It would be easy to be confused by Monday's first-quarter report from International Business Machines (IBM 1.05%). Per-share earnings were up, sales were down, and somehow, profit margins actually improved at a time when they seemingly shouldn't have. The explanation? Some of the most touted numbers in the report didn't come with a much-needed footnote that would have made things much simpler to understand.

That's simultaneously good news and bad news for shareholders. Revenue didn't shrink solely because IBM couldn't find buyers for its products. Conversely, earnings weren't nearly as strong as they seemed, given the media's most-touted comparisons, because most of the media ignored the more relevant per-share profit benchmark.

Revenue is reasonably healthy

The sales overview: IBM generated $17.57 billion worth of revenue during the three-month stretch ending in March, down from $18.18 billion in sales for the same quarter a year earlier. The figure was also shy of the top-line number between $17.6 billion and $17.7 billion analysts were modeling.

Word dice and letter being flipped to read positive and negative.

Image source: Getty Images.

Don't take the weakness completely to heart, however. At least some of the decline was by design, and another piece of it was expected.

IBM operates five different business technology units: cloud & cognitive software (including Red Hat operations); global business services (including app management and consulting); the aforementioned global technology services; systems (mainframes and storage); and global financing. Of those five, only two saw lower sales during IBM's first fiscal quarter of 2020. Of those two, one revenue dip is by design -- IBM is winding down its original equipment manufacturing financing business. The other was no surprise. That's the global technology services unit, which was losing ground even before the coronavirus contagion took hold. Its setback last quarter was hardly a surprise. The graphic tells the tale.

IBM's historical revenue by business division.

Data source: Thomson Reuters/Refinitiv. Chart by author.

That's the good news. The bad news is that earnings were even worse than suggested.

Earnings-challenged

IBM reported earnings of $1.31 per share during the quarter ending in March, well short of the $1.78 per share profit posted for its first quarter of 2019. Analyst estimates pegged last quarter's bottom line at somewhere between $1.80 to $1.81, depending on the source.

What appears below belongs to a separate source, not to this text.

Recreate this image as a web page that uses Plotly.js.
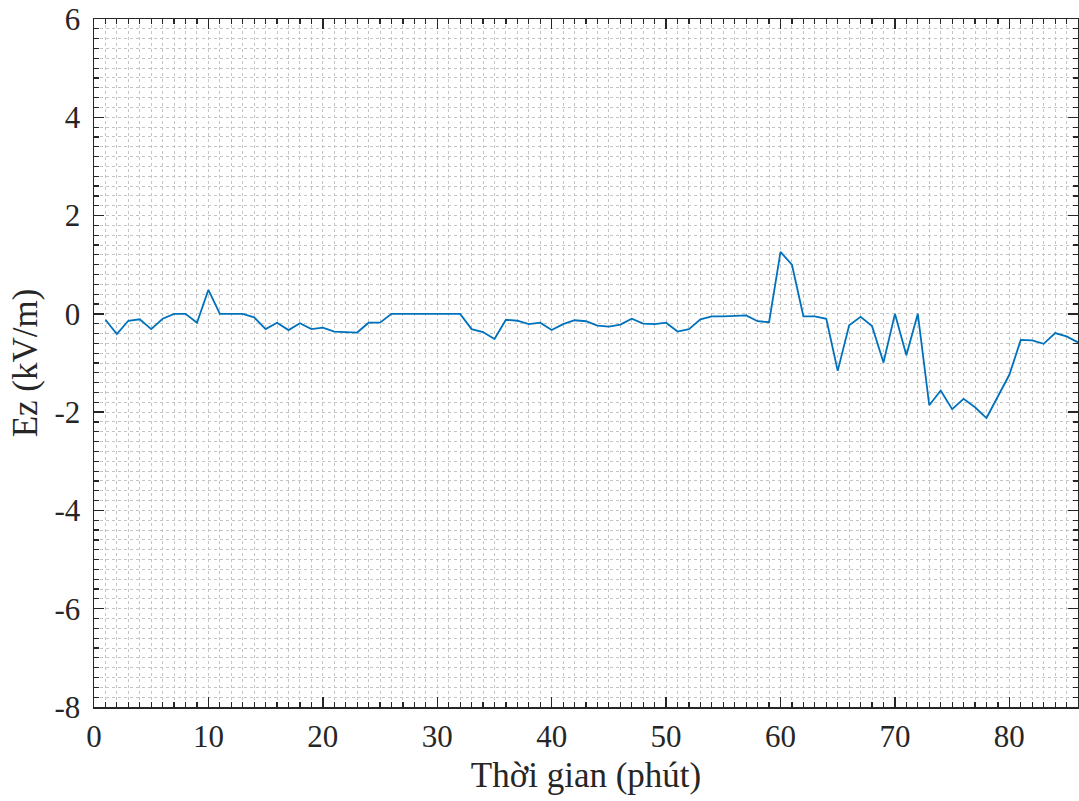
<!DOCTYPE html>
<html>
<head>
<meta charset="utf-8">
<script src="https://cdn.plot.ly/plotly-3.0.1.min.js"></script>
<style>
  html, body { margin: 0; padding: 0; background: #fff; }
  #chart { width: 1079px; height: 801px; }
</style>
</head>
<body>
<div id="chart"></div>
<script>
// Thời gian (phút)
const minutes = [
  1, 2, 3, 4, 5, 6, 7, 8, 9, 10,
  11, 12, 13, 14, 15, 16, 17, 18, 19, 20,
  21, 22, 23, 24, 25, 26, 27, 28, 29, 30,
  31, 32, 33, 34, 35, 36, 37, 38, 39, 40,
  41, 42, 43, 44, 45, 46, 47, 48, 49, 50,
  51, 52, 53, 54, 55, 56, 57, 58, 59, 60,
  61, 62, 63, 64, 65, 66, 67, 68, 69, 70,
  71, 72, 73, 74, 75, 76, 77, 78, 79, 80,
  81, 82, 83, 84, 85, 86
];

// Ez (kV/m)
const ez = [
  -0.12, -0.41, -0.14, -0.11, -0.31, -0.10, 0.00, 0.00, -0.18, 0.49,
  0.00, 0.00, 0.00, -0.07, -0.31, -0.18, -0.33, -0.19, -0.31, -0.28,
  -0.36, -0.37, -0.38, -0.18, -0.18, 0.00, 0.00, 0.00, 0.00, 0.00,
  0.00, 0.00, -0.31, -0.37, -0.51, -0.12, -0.14, -0.21, -0.18, -0.33,
  -0.21, -0.13, -0.15, -0.24, -0.26, -0.22, -0.10, -0.20, -0.21, -0.18,
  -0.36, -0.31, -0.11, -0.05, -0.05, -0.04, -0.03, -0.15, -0.17, 1.26,
  1.00, -0.05, -0.05, -0.10, -1.16, -0.23, -0.06, -0.25, -0.99, 0.00,
  -0.84, 0.00, -1.86, -1.56, -1.94, -1.73, -1.90, -2.12, -1.67, -1.24,
  -0.53, -0.54, -0.61, -0.39, -0.46, -0.58
];

const xTicks = [0, 10, 20, 30, 40, 50, 60, 70, 80];
const yTicks = [-8, -6, -4, -2, 0, 2, 4, 6];

const serif = 'Liberation Serif';
const axisColor = '#262626';
const gridColor = '#c4c4c4';

const axisCommon = {
  showline: true,
  linecolor: axisColor,
  linewidth: 1.5,
  mirror: 'allticks',
  ticks: 'inside',
  ticklen: 10,
  tickwidth: 1.5,
  tickcolor: axisColor,
  showgrid: true,
  gridcolor: gridColor,
  griddash: 'dot',
  gridwidth: 1,
  zeroline: false,
  automargin: false,
  tickfont: { family: serif, size: 31, color: axisColor },
  tickmode: 'array'
};

const trace = {
  x: minutes,
  y: ez,
  type: 'scatter',
  mode: 'lines',
  line: { color: '#0072BD', width: 1.8 },
  hoverinfo: 'x+y'
};

const layout = {
  width: 1079,
  height: 801,
  margin: { l: 94, r: 1, t: 19, b: 94 },
  paper_bgcolor: '#ffffff',
  plot_bgcolor: '#ffffff',
  showlegend: false,
  font: { family: serif, color: axisColor },
  xaxis: Object.assign({}, axisCommon, {
    range: [0, 86],
    tickvals: xTicks,
    ticktext: xTicks.map(String),
    ticklabelstandoff: 1,
    minor: {
      dtick: 1, tick0: 0,
      ticks: 'inside', ticklen: 5, tickwidth: 1.2, tickcolor: axisColor,
      showgrid: true, gridcolor: gridColor, griddash: 'dot', gridwidth: 1
    },
    title: {
      text: 'Thời gian (phút)',
      font: { family: serif, size: 35, color: axisColor },
      standoff: 10
    }
  }),
  yaxis: Object.assign({}, axisCommon, {
    range: [-8, 6],
    tickvals: yTicks,
    ticktext: yTicks.map(String),
    ticklabelstandoff: 6,
    minor: {
      dtick: 0.2, tick0: 0,
      ticks: 'inside', ticklen: 5, tickwidth: 1.2, tickcolor: axisColor,
      showgrid: true, gridcolor: gridColor, griddash: 'dot', gridwidth: 1
    },
    title: {
      text: 'Ez (kV/m)',
      font: { family: serif, size: 35, color: axisColor },
      standoff: 6
    }
  })
};

Plotly.newPlot('chart', [trace], layout, { displayModeBar: false, staticPlot: true });
</script>
</body>
</html>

IBM's operational per-share profits, however, were actually much higher than the GAAP-based figure. After factoring in unusual costs like retirement expenses, acquisition costs, and changes to the tax code, IBM earned $1.84 per share, topping analysts' outlooks and improving profitability when only considering ongoing operations and excluding one-time expenses.

Except operating profits didn't actually improve.

While IBM's first-quarter per-share earnings figure has been mostly compared to the year-ago EPS of $1.78, that's not the most relevant comparison. An actual look back at its Q1-2019 report plainly says the company's operating EPS -- the much more meaningful indicator of its actual fiscal health -- was $2.25 per share.

Earnings DID shrink last quarter, by considerably more than sales did.

And it's not difficult to track down why. The expense lines of IBM's income statement -- like selling and administrative costs, research spending, and interest payments -- soared from $6.16 billion during the first quarter of 2019 to nearly $8.0 billion for the quarter ending in March. Selling and administrative costs alone grew from $4.7 billion to almost $6.0 billion, and though they only cost the company $326 million last quarter, interest expenses jumped by 55% last quarter, while research and development costs grew 13% to more than $1.6 billion.

In this same vein, although most of its five divisions managed to generate all the revenue they could have reasonably been expected to last quarter, all five reported lower year-over-year operating income last quarter. Two of the five lost money.

IBM's business unit operating/pre-tax income history.

Data source: Thomson Reuters/Refinitiv. Chart by author.

Simply put, IBM doesn't have a huge sales problem, but it's certainly got a profit problem.

Margins matter even more now

It remains to be seen just how much of last quarter's administrative and R&D spending will persist into the rest of the year. But with two units in the red last quarter -- a quarter that wasn't wholly impacted by COVID-19 -- and all five reporting sizable decreases in profitability, this isn't the time to ramp up spending. IBM even withdrew its profit guidance for the year, conceding the coronavirus pandemic made it nearly impossible to gauge what the future holds.

Curiously, profitability and margins weren't hot topics during the earnings call. It may well be one thing investors want to keep in mind for the foreseeable future, though, as IBM was starting to hint it might finally be able to turn that tide as well. Now that reversal is in question.

History and projection of IBM revenue and per-share earnings.

Data source: Thomson Reuters/Refinitiv. Chart by author.